## TASK TO COMPLETE:
Gather each line of the records where "code" appears.

## MATERIAL SHOWN:
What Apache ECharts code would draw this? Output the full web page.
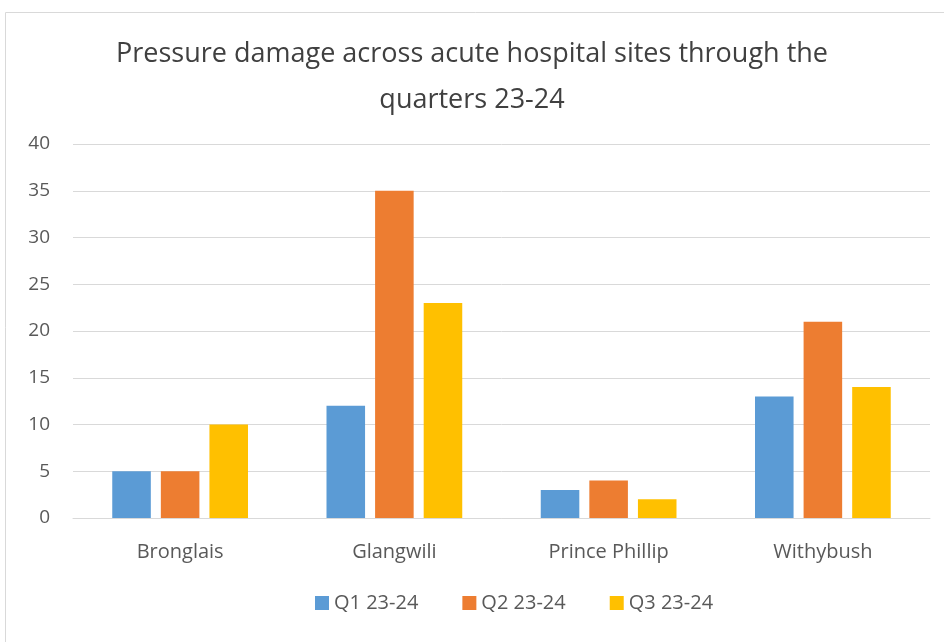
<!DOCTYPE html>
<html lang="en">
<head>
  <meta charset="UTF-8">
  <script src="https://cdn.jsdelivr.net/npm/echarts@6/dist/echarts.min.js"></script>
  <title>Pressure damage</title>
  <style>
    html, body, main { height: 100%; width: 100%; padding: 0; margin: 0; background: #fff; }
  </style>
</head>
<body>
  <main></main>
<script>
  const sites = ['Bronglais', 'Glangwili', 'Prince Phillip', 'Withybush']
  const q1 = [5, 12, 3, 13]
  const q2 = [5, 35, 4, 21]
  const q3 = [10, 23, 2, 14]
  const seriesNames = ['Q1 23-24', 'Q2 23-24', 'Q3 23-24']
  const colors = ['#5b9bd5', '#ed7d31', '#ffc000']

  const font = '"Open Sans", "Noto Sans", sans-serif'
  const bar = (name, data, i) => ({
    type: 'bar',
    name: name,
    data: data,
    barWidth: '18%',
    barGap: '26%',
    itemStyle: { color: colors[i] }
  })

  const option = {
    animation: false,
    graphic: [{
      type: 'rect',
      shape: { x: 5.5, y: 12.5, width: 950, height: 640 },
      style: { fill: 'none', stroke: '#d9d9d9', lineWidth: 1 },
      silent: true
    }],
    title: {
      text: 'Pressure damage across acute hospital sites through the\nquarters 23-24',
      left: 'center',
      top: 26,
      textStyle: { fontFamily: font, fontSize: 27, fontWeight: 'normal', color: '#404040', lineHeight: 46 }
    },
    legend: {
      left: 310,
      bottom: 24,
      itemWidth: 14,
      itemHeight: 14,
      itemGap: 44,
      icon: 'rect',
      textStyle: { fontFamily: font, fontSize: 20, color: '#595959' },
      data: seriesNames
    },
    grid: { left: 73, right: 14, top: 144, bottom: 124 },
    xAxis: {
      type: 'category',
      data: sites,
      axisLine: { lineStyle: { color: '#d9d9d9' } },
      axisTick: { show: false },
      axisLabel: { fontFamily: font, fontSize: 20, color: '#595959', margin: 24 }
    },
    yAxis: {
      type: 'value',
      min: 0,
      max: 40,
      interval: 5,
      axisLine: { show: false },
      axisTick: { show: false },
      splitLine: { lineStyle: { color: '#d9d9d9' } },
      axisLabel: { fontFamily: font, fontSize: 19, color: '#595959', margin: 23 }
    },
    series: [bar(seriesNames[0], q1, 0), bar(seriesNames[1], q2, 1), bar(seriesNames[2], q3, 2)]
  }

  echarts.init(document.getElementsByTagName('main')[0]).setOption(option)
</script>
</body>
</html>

--

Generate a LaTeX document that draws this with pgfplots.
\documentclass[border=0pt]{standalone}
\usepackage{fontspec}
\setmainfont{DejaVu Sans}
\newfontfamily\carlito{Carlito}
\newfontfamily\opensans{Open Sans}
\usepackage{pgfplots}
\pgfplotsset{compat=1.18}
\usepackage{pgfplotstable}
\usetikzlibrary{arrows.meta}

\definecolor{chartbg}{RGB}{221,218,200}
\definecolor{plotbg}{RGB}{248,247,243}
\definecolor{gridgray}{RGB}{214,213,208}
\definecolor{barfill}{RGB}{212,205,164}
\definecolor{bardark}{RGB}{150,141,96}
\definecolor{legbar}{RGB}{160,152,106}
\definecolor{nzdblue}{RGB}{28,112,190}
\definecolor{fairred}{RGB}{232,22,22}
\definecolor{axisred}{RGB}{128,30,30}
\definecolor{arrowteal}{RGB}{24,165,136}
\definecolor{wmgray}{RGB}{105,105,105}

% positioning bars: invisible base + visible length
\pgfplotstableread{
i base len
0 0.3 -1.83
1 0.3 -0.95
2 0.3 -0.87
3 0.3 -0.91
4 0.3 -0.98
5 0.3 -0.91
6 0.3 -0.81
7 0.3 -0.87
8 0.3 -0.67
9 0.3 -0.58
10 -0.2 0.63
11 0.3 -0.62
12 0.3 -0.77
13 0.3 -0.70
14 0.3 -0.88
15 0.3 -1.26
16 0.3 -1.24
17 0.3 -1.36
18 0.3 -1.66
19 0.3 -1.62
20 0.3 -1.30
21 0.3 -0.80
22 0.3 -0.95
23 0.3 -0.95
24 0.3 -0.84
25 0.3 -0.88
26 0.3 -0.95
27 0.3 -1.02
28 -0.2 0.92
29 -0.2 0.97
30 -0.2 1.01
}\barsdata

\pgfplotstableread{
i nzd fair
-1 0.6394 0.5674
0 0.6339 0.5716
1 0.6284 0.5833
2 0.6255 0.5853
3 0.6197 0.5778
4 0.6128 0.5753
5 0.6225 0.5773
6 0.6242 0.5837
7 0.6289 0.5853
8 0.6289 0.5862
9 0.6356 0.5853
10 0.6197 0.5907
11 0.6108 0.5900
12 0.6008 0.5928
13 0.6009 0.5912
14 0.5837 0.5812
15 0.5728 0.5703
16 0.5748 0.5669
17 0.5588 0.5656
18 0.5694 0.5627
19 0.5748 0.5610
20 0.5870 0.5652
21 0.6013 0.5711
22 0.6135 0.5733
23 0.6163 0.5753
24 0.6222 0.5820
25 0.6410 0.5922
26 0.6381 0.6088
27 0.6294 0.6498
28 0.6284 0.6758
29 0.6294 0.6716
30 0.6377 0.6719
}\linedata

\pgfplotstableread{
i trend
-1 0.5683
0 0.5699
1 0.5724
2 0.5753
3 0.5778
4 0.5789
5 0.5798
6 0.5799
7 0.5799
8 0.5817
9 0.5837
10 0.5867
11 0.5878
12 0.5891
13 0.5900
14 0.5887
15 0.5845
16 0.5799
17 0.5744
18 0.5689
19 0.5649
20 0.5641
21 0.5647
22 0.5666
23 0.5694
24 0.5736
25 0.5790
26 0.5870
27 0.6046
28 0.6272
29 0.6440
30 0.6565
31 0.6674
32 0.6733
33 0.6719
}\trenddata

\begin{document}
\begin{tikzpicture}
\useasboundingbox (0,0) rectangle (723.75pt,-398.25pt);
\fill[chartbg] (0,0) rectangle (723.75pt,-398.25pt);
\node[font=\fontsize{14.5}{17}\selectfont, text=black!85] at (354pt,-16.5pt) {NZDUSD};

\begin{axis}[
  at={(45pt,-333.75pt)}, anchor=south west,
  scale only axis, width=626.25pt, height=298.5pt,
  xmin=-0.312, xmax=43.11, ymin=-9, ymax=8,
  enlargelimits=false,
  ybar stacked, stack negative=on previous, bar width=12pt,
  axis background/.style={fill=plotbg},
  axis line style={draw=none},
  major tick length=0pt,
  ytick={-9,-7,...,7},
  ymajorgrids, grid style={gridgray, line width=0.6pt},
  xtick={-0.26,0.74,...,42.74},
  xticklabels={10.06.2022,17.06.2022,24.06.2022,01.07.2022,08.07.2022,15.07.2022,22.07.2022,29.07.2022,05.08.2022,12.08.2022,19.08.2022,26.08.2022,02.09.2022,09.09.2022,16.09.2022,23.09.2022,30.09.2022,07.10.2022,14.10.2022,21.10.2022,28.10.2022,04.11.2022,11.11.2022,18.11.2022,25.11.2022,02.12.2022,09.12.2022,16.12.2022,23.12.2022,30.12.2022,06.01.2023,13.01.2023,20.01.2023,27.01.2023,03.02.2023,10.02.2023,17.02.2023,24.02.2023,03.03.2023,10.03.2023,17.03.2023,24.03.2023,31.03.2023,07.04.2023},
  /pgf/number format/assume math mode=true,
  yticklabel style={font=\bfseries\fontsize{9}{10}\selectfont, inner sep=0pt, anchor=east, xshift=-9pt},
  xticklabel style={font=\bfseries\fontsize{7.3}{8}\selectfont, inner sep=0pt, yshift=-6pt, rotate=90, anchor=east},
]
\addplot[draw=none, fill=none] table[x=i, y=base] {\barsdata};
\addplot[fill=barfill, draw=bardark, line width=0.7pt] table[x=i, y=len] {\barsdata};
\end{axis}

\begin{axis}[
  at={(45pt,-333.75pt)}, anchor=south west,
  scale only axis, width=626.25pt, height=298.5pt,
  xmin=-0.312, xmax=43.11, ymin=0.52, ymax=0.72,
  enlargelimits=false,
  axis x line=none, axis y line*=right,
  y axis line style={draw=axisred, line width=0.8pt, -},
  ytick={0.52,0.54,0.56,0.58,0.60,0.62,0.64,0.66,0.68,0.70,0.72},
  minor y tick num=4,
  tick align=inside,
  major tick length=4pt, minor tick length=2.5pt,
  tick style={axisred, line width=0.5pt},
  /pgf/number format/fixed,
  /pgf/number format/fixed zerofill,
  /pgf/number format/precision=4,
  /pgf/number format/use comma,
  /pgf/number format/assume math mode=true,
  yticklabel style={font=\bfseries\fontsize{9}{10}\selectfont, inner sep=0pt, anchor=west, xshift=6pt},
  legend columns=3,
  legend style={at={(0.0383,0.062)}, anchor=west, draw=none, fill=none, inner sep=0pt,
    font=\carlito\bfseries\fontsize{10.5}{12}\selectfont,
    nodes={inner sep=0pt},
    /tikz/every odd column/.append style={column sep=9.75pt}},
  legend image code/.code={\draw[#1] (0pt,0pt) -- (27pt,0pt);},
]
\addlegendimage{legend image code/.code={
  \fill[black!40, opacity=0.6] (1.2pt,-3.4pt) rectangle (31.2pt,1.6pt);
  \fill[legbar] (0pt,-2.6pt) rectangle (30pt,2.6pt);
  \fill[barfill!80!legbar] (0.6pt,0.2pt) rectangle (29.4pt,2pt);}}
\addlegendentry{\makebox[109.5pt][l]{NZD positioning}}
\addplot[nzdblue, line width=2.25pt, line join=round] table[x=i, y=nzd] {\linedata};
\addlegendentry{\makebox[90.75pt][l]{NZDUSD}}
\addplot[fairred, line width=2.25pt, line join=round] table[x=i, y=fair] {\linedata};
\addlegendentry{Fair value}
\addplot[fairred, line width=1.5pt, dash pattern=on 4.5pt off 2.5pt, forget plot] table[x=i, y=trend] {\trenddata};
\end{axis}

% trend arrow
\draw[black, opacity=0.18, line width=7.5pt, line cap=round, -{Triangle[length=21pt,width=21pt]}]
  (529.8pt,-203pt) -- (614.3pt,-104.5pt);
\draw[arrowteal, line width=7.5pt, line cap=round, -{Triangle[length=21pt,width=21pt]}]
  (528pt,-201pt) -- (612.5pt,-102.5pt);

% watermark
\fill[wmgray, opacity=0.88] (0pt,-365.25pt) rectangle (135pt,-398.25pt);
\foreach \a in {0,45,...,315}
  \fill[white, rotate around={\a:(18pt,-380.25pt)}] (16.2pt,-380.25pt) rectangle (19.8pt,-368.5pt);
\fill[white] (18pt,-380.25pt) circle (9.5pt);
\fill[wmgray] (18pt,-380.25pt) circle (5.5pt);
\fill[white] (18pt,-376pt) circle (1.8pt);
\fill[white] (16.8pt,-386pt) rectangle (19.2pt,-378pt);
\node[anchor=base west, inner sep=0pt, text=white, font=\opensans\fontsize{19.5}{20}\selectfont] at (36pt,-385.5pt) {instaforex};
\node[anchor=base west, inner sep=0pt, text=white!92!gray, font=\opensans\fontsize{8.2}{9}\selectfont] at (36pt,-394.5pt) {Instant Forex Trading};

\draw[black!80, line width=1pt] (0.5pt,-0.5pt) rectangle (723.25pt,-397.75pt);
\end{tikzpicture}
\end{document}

## REPLY TO THE EXERCISE:
What Apache ECharts code would draw this? Output the full web page.
  legend image code/.code={\draw[#1] (0pt,0pt) -- (27pt,0pt);},
\addlegendimage{legend image code/.code={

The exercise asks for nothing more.